Which brings us, of necessity, to an eatery in Anderson, the county seat of, wait for it, Anderson County (we Southerners are stingy with our descriptors), called Mama Penn's (www.mamapenns.com).
Opened in 1970 in a strip mall storefront a stone's throw from Anderson's best-known hardware store, Mama Penn's, the restaurant, which specializes in all those peculiar-to-the-South "sides" which accompany fried chicken, chicken livers, pork chops, country steak, and something known hereabouts as a "flounder plate," has morphed into a behemoth of a place as cool, orderly and efficient as a Swiss clock . . . chock full of locals snarfing down everything from biscuits and gravy to peach cobbler.
Just walking into the place is, for me, a religious experience. My husband looks at me peculiarly, but it's been a year now since I had decent, homemade cornbread, grits milled locally, butter beans and field peas, or . . . "sweet-tea."
If you grew up on sweet-tea, you know of what I speak. If you didn't, there's no use trying to parse it for you.

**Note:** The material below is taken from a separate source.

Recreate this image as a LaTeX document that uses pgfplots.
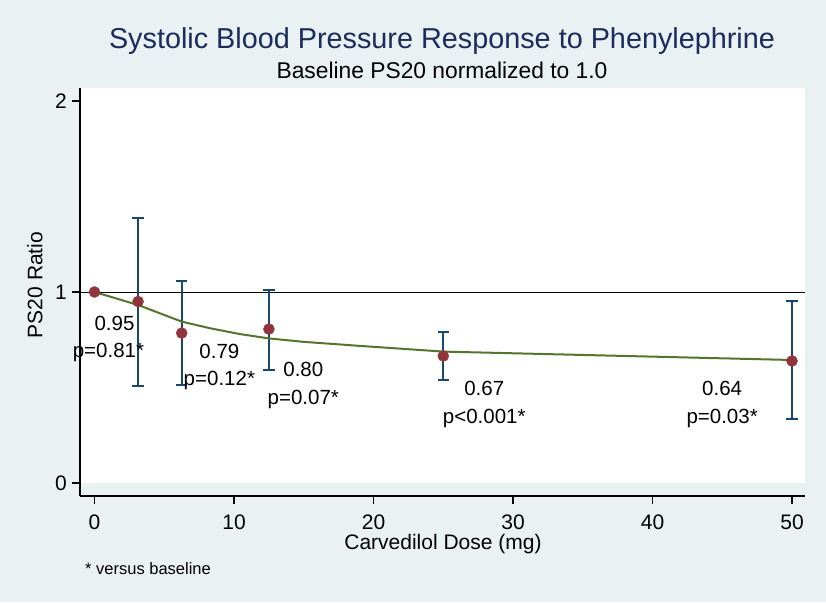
\documentclass[border=0pt]{standalone}
\usepackage{fontspec}
\setmainfont{Liberation Sans}
\usepackage{pgfplots}
\usepackage{pgfplotstable}
\pgfplotsset{compat=1.18}
\definecolor{bgc}{RGB}{233,241,243}
\definecolor{stnavy}{RGB}{26,71,111}
\definecolor{stmaroon}{RGB}{144,53,59}
\definecolor{stgreen}{RGB}{85,117,47}
\definecolor{ttl}{RGB}{28,44,92}

% point estimate and distance to upper / lower CI limit
\pgfplotstableread{
x     y     ep    em
3.125 0.95  0.440 0.440
6.25  0.785 0.273 0.272
12.5  0.806 0.204 0.214
25    0.665 0.126 0.126
50    0.639 0.314 0.304
}\cidata

% CI limits (caps)
\pgfplotstableread{
x     y
3.125 1.390
3.125 0.510
6.25  1.058
6.25  0.513
12.5  1.010
12.5  0.592
25    0.791
25    0.539
50    0.953
50    0.335
}\capdata

\pgfplotstableread{
x     y
0     1.0
3.125 0.95
6.25  0.785
12.5  0.806
25    0.665
50    0.639
}\pointdata

\pgfplotstableread{
x     y
0     1.000
3.125 0.932
6.25  0.845
8.3   0.810
10.4  0.780
12.5  0.757
15    0.739
19    0.718
25    0.688
37.5  0.666
50    0.644
}\fitdata

\begin{document}
\begin{tikzpicture}
\fill[bgc] (-80pt,-106pt) rectangle (746pt,496pt);
\useasboundingbox (-80pt,-106pt) rectangle (746pt,496pt);
\begin{axis}[
  at={(0pt,0pt)}, anchor=south west,
  width=725pt, height=408pt, scale only axis,
  xmin=-1.04, xmax=50.93, ymin=-0.068, ymax=2.068,
  axis lines*=left,
  axis line style={black, line width=1.2pt},
  tick align=outside, major tick length=8pt,
  tick style={black, line width=1.2pt},
  xtick={0,10,20,30,40,50}, ytick={0,1,2},
  /pgf/number format/assume math mode=true,
  ticklabel style={font=\fontsize{21}{25}\selectfont, inner sep=0pt},
  xticklabel style={anchor=base, yshift=-25.5pt},
  yticklabel style={anchor=east, xshift=-5pt},
  clip=false,
]
\fill[white] (axis cs:-0.97,0) rectangle (axis cs:50.93,2.068);
\addplot[black, line width=0.9pt] coordinates {(-0.97,1) (50.93,1)};
\addplot[draw=none, forget plot,
  error bars/.cd, y dir=both, y explicit, error mark=none,
  error bar style={draw=stnavy, line width=2pt}]
  table[x=x, y=y, y error plus=ep, y error minus=em] {\cidata};
\addplot[draw=none, forget plot,
  error bars/.cd, x dir=both, x fixed=0.41, error mark=none,
  error bar style={draw=stnavy, line width=2pt}]
  table[x=x, y=y] {\capdata};
\addplot[only marks, mark=*, mark size=5.5pt, stmaroon,
  mark options={fill=stmaroon, draw=stmaroon}] table[x=x, y=y] {\pointdata};
\addplot[stgreen, line width=2pt, mark=none] table[x=x, y=y] {\fitdata};
\begin{scope}[every node/.style={font=\fontsize{20.5}{24}\selectfont, anchor=base, inner sep=0pt}]
\node at (axis cs:1.43,0.798) {0.95};
\node at (axis cs:1.0,0.657) {p=0.81*};
\node at (axis cs:8.95,0.652) {0.79};
\node at (axis cs:8.95,0.510) {p=0.12*};
\node at (axis cs:14.97,0.557) {0.80};
\node at (axis cs:14.97,0.411) {p=0.07*};
\node at (axis cs:27.94,0.458) {0.67};
\node at (axis cs:27.94,0.309) {p<0.001*};
\node at (axis cs:44.99,0.458) {0.64};
\node at (axis cs:44.99,0.309) {p=0.03*};
\end{scope}
\end{axis}
\node[anchor=base, text=ttl, font=\fontsize{28.8}{34}\selectfont, inner sep=0pt] at (362pt,447pt) {Systolic Blood Pressure Response to Phenylephrine};
\node[anchor=base, font=\fontsize{22.8}{27}\selectfont, inner sep=0pt] at (362pt,417pt) {Baseline PS20 normalized to 1.0};
\node[anchor=base, font=\fontsize{21}{25}\selectfont, inner sep=0pt] at (363pt,-53pt) {Carvedilol Dose (mg)};
\node[anchor=base, rotate=90, font=\fontsize{21}{25}\selectfont, inner sep=0pt] at (-37.5pt,211pt) {PS20 Ratio};
\node[anchor=base west, font=\fontsize{16.5}{20}\selectfont, inner sep=0pt] at (5pt,-78pt) {* versus baseline};
\end{tikzpicture}
\end{document}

In any event, at Mama Penn's--and at Dyar's Diner, in Pendleton, or Wade's, in Spartanburg (http://www.eatatwades.com/), my other two favorite Upstate eateries--just the sides on today's menu comprise: Macaroni & Cheese, Mashed Potatoes & Gravy, Green Beans, Potato Salad, Cole Slaw, Rice & Gravy, Yellow Buttered Corn, Turnip Greens, Ambrosia (http://www.myrecipes.com/recipe/ambrosia-10000001023717/), Butter Peas, Broccoli & Rice Casserole, Fried Squash, and Diced Cantaloupe. I've died and gone to heaven.
I beg Tommy and Jimmy Davis for a recipe, any recipe: I settle for a Mama Penn's T-shirt, emblazoned with the query: "Have you had your veggies today." I have.
Even a New-Jersey-exiled Upstate South Carolina writer home for only a week cannot eat 24 hours a day. I tried, though.
We drove up to Pickens in the 100-degree heat of midday, looking for some non-existent cool in the foothills of the Great Blue Ridge, but found only more great blue blazes.